C’est enfin un plaisir, dans mes spectacles, d’écrire pour des voix lyriques. Je refuse d’être la chanteuse hyper-individualisée, constamment au-devant de la scène avec un micro. Je visualise mes spectacles, j’écris ma musique en imaginant l’investissement dans l’espace scénique et je suis très inspirée par des interprètes que j’auditionne et que je recrute, comme c’est le cas pour Anaïs de Faria qui est une diva fantastique !

La colère d’Anja, omniprésente dans cette œuvre, n’est-elle pas aussi un peu la vôtre ?

Absolument ! Ça sert à ça de faire des spectacles ! C’est pour balancer sa vision qu’on a du monde, sa vision qu’on a par rapport au monde, donc sa révolte au monde. C’est ça qui est vraiment excitant et qui fait que j’aurais vraiment du mal à vivre sans ce métier. C’est ce qui me rend heureuse, au travers de ces créations, d’avoir pu donner une vision de femme libre et inclassable !

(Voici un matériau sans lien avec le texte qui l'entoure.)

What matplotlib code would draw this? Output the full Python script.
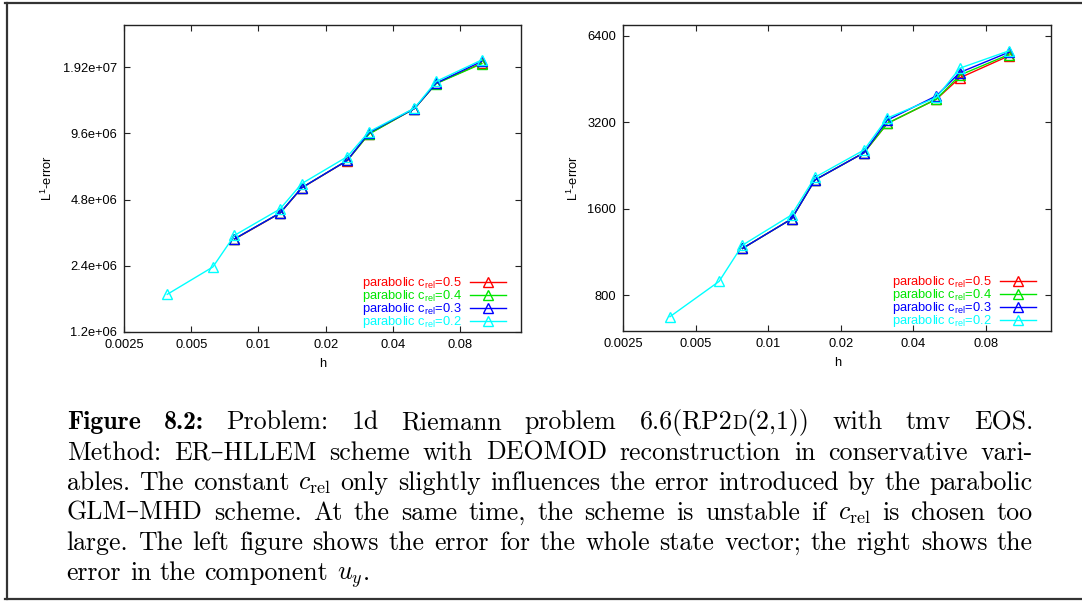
import matplotlib
matplotlib.use('Agg')
import matplotlib.pyplot as plt
from matplotlib.ticker import NullLocator
from matplotlib.lines import Line2D

plt.rcParams['font.family'] = ['Liberation Sans', 'DejaVu Sans']
plt.rcParams['mathtext.default'] = 'regular'

# grid spacing h = 1/N
h_all = [1/256, 1/160, 1/128, 1/80, 1/64, 1/40, 1/32, 1/20, 1/16, 1/10]
h_part = h_all[2:]

labels = ['parabolic c$_{rel}$=0.5', 'parabolic c$_{rel}$=0.4',
          'parabolic c$_{rel}$=0.3', 'parabolic c$_{rel}$=0.2']
colors = ['#ff0000', '#00e600', '#0000ff', '#00ffff']

# left: whole state vector
err_l_05 = [3.17e6, 4.16e6, 5.42e6, 7.22e6, 9.55e6, 1.245e7, 1.620e7, 2.00e7]
err_l_04 = [3.18e6, 4.17e6, 5.43e6, 7.23e6, 9.52e6, 1.245e7, 1.615e7, 1.99e7]
err_l_03 = [3.18e6, 4.17e6, 5.43e6, 7.23e6, 9.66e6, 1.245e7, 1.624e7, 2.04e7]
err_l_02 = [1.78e6, 2.37e6, 3.30e6, 4.35e6, 5.67e6, 7.52e6, 9.76e6, 1.250e7, 1.653e7, 2.07e7]

# right: component u_y
err_r_05 = [1163, 1474, 2014, 2507, 3171, 3853, 4571, 5452]
err_r_04 = [1163, 1474, 2014, 2507, 3171, 3853, 4670, 5510]
err_r_03 = [1163, 1474, 2014, 2507, 3257, 3957, 4770, 5614]
err_r_02 = [673, 893, 1194, 1522, 2058, 2562, 3310, 3905, 4938, 5675]

xticks = [0.0025, 0.005, 0.01, 0.02, 0.04, 0.08]
xticklabels = ['0.0025', '0.005', '0.01', '0.02', '0.04', '0.08']
yticks_l = [1.2e6, 2.4e6, 4.8e6, 9.6e6, 1.92e7]
yticklabels_l = ['1.2e+06', '2.4e+06', '4.8e+06', '9.6e+06', '1.92e+07']
yticks_r = [800, 1600, 3200, 6400]
yticklabels_r = ['800', '1600', '3200', '6400']

W, H = 1082, 601
fig = plt.figure(figsize=(W / 100, H / 100), dpi=100)
FS = 9.3


def panel(rect, series, yticks, yticklabels, ylim, legx, ylabelpad):
    ax = fig.add_axes(rect)
    for (x, y), c, lab in zip(series, colors, labels):
        ax.plot(x, y, color=c, lw=1, marker='^', ms=7, mfc='none',
                mec=c, mew=1, label=lab)
    ax.set_xscale('log')
    ax.set_yscale('log')
    ax.set_xlim(0.0025, 0.15)
    ax.set_ylim(*ylim)
    ax.set_xticks(xticks, xticklabels)
    ax.set_yticks(yticks, yticklabels)
    ax.xaxis.set_minor_locator(NullLocator())
    ax.yaxis.set_minor_locator(NullLocator())
    ax.tick_params(direction='in', top=True, right=True, length=4,
                   width=0.8, labelsize=FS, pad=5, color='#222222')
    for s in ax.spines.values():
        s.set_linewidth(1.0)
        s.set_color('#222222')
    ax.set_xlabel('h', fontsize=FS, labelpad=5)
    ax.set_ylabel('L$^1$-error', fontsize=FS, labelpad=ylabelpad)
    ax.legend(loc='lower right', bbox_to_anchor=(legx, 0.005),
              frameon=False, markerfirst=False, labelcolor='linecolor',
              fontsize=FS, handlelength=2.8, handletextpad=0.6,
              labelspacing=-0.23, borderpad=0, borderaxespad=0)
    return ax


panel([124 / W, 1 - 332 / H, 397 / W, 307.5 / H],
      [(h_part, err_l_05), (h_part, err_l_04), (h_part, err_l_03), (h_all, err_l_02)],
      yticks_l, yticklabels_l, (1.2e6, 3.0e7), 0.9615, 6)
panel([623.3 / W, 1 - 331 / H, 428 / W, 306.3 / H],
      [(h_part, err_r_05), (h_part, err_r_04), (h_part, err_r_03), (h_all, err_r_02)],
      yticks_r, yticklabels_r, (600, 7000), 0.9636, 4.5)

# caption frame
frame_kw = dict(color='#333333', lw=1.6, transform=None)
fig.add_artist(Line2D([5, W], [H - 3, H - 3], **frame_kw))
fig.add_artist(Line2D([6.5, 6.5], [H - 3, H - 599], **frame_kw))
fig.add_artist(Line2D([5, W], [H - 599, H - 599], **frame_kw))

# caption, justified word by word
CFS = 18.6
rm = dict(family=['cmr10', 'DejaVu Serif'], fontsize=CFS)
bf = dict(family=['cmb10', 'DejaVu Serif'], fontsize=CFS)
mt = dict(fontsize=CFS, math_fontfamily='cm')
sc = dict(family=['cmr10', 'DejaVu Serif'], fontsize=CFS * 0.75)

crel = [('$\\mathit{c}_{\\mathrm{rel}}$', mt)]


def W_(s):
    return [(s, rm)]


lines = [
    [[('Figure', bf)], [('8.2:', bf)]] + [W_(s) for s in
        ['Problem:', '1d', 'Riemann', 'problem']] +
    [[('6.6(RP2', rm), ('D', sc), ('(2,1))', rm)]] +
    [W_(s) for s in ['with', 'tmv', 'EOS.']],
    [W_(s) for s in ['Method:', 'ER\u2013HLLEM', 'scheme', 'with', 'DEOMOD',
                     'reconstruction', 'in', 'conservative', 'vari-']],
    [W_(s) for s in ['ables.', 'The', 'constant']] + [crel] +
    [W_(s) for s in ['only', 'slightly', 'influences', 'the', 'error',
                     'introduced', 'by', 'the', 'parabolic']],
    [W_(s) for s in ['GLM\u2013MHD', 'scheme.', 'At', 'the', 'same', 'time,',
                     'the', 'scheme', 'is', 'unstable', 'if']] + [crel] +
    [W_(s) for s in ['is', 'chosen', 'too']],
    [W_(s) for s in ['large.', 'The', 'left', 'figure', 'shows', 'the', 'error',
                     'for', 'the', 'whole', 'state', 'vector;', 'the', 'right',
                     'shows', 'the']],
    [W_(s) for s in ['error', 'in', 'the', 'component']] +
    [[('$\\mathit{u}_{\\mathit{y}}$', mt), ('.', rm)]],
]
baselines = [429, 460, 490, 520, 550, 580]
x0, x1 = 66.7, 1033

renderer = fig.canvas.get_renderer()
for i, (words, yb) in enumerate(zip(lines, baselines)):
    items = []
    for w in words:
        pcs = []
        for s, kw in w:
            t = fig.text(0, 0, s, ha='left', va='baseline', **kw)
            pcs.append((t, t.get_window_extent(renderer).width))
        items.append(pcs)
    widths = [sum(p[1] for p in pcs) for pcs in items]
    if i < len(lines) - 1:
        gap = (x1 - x0 - sum(widths)) / (len(items) - 1)
    else:
        gap = 0.333 * CFS * 100 / 72
    x = x0
    for pcs in items:
        for t, pw in pcs:
            t.set_position((x / W, 1 - yb / H))
            x += pw
        x += gap

fig.savefig('out.png', dpi=100)
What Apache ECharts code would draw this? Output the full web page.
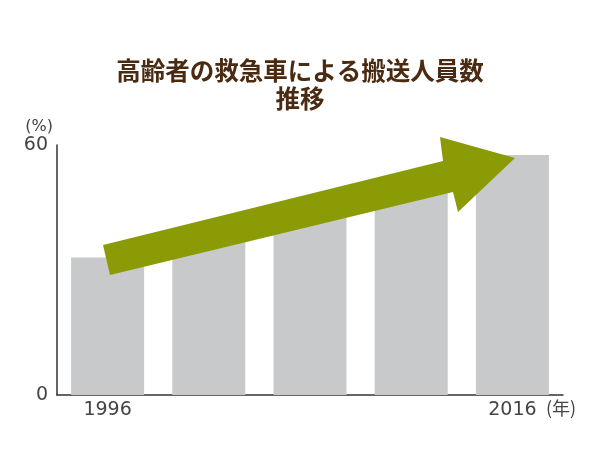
<!DOCTYPE html>
<html>
<head>
<meta charset="utf-8">
<script src="https://cdn.jsdelivr.net/npm/echarts@6/dist/echarts.min.js"></script>
<style>html,body{margin:0;padding:0;background:#fff}#c{width:600px;height:450px}</style>
</head>
<body>
<div id="c"></div>
<script>
var categories = ['1996', '2001', '2006', '2011', '2016'];
var values = [33, 38, 44, 50, 57.6];
var shownLabels = ['1996', '2016'];
var yTicks = [0, 60];

var chart = echarts.init(document.getElementById('c'), null, {renderer: 'canvas'});
var cjk = '"Noto Sans CJK JP", "Noto Sans", sans-serif';
var num = '"DejaVu Sans", sans-serif';
chart.setOption({
  animation: false,
  backgroundColor: '#ffffff',
  title: {
    text: '高齢者の救急車による搬送人員数\n推移',
    left: 'center',
    top: 52,
    textStyle: {color: '#4a2a10', fontSize: 24.5, fontWeight: 'bold', fontFamily: cjk, lineHeight: 28}
  },
  grid: {left: 57, right: 37, top: 145, bottom: 55},
  xAxis: {
    type: 'category',
    data: categories,
    axisLine: {lineStyle: {color: '#333', width: 1.5}},
    axisTick: {show: false},
    axisLabel: {
      interval: 0,
      color: '#444',
      fontSize: 19,
      fontFamily: num,
      margin: 6,
      formatter: function (v) { return shownLabels.indexOf(v) >= 0 ? v : ''; }
    },
    name: '(年)',
    nameLocation: 'end',
    nameGap: -17,
    nameTextStyle: {color: '#444', fontSize: 18, fontFamily: cjk, align: 'left', verticalAlign: 'top', padding: [4, 0, 0, 0]}
  },
  yAxis: {
    type: 'value',
    min: yTicks[0],
    max: yTicks[1],
    interval: yTicks[1] - yTicks[0],
    splitLine: {show: false},
    axisLine: {show: true, lineStyle: {color: '#333', width: 1.5}},
    axisTick: {show: false},
    axisLabel: {color: '#444', fontSize: 19, fontFamily: num, margin: 9},
    name: '(%)',
    nameLocation: 'end',
    nameGap: 18,
    nameTextStyle: {color: '#444', fontSize: 16, fontFamily: num, align: 'right', verticalAlign: 'middle', padding: [0, 4, 0, 0]}
  },
  series: [{
    type: 'bar',
    data: values,
    barWidth: 73,
    itemStyle: {color: '#c8c9ca'},
    silent: true
  }],
  graphic: [{
    type: 'polygon',
    z: 100,
    shape: {points: [[103, 245], [443, 161], [440, 137], [515, 158], [458, 212], [453, 192], [110, 275]]},
    style: {fill: '#8b9b05'}
  }]
});
</script>
</body>
</html>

Vous avez évoqué ce projet de spectacle d’Annie Karénine. Pouvez-vous nous en dire plus à ce sujet ?

J’aimerais enfoncer le clou de Puisque c’est comme ça... et revenir à ce livre Anna Karénine dont j’écris la suite. Le décor mental du futur spectacle sera toujours celui de la Russie. Je me mets en scène car je serai Anna Karénine, la mère qui meure au début du spectacle. J’aurai des chanteurs lyriques présents avec moi sur scène ainsi qu’une batteuse. Car ma marque de fabrique se caractérise par le mélange des esthétiques musicales, c’est-à-dire de mélanger la musique actuelle, la pop rock et l’électro avec l’art lyrique et l’art théâtral. Je passe de l’un à l’autre comme le fait Anja dans ce spectacle jeune public présenté à l’Opéra de Reims.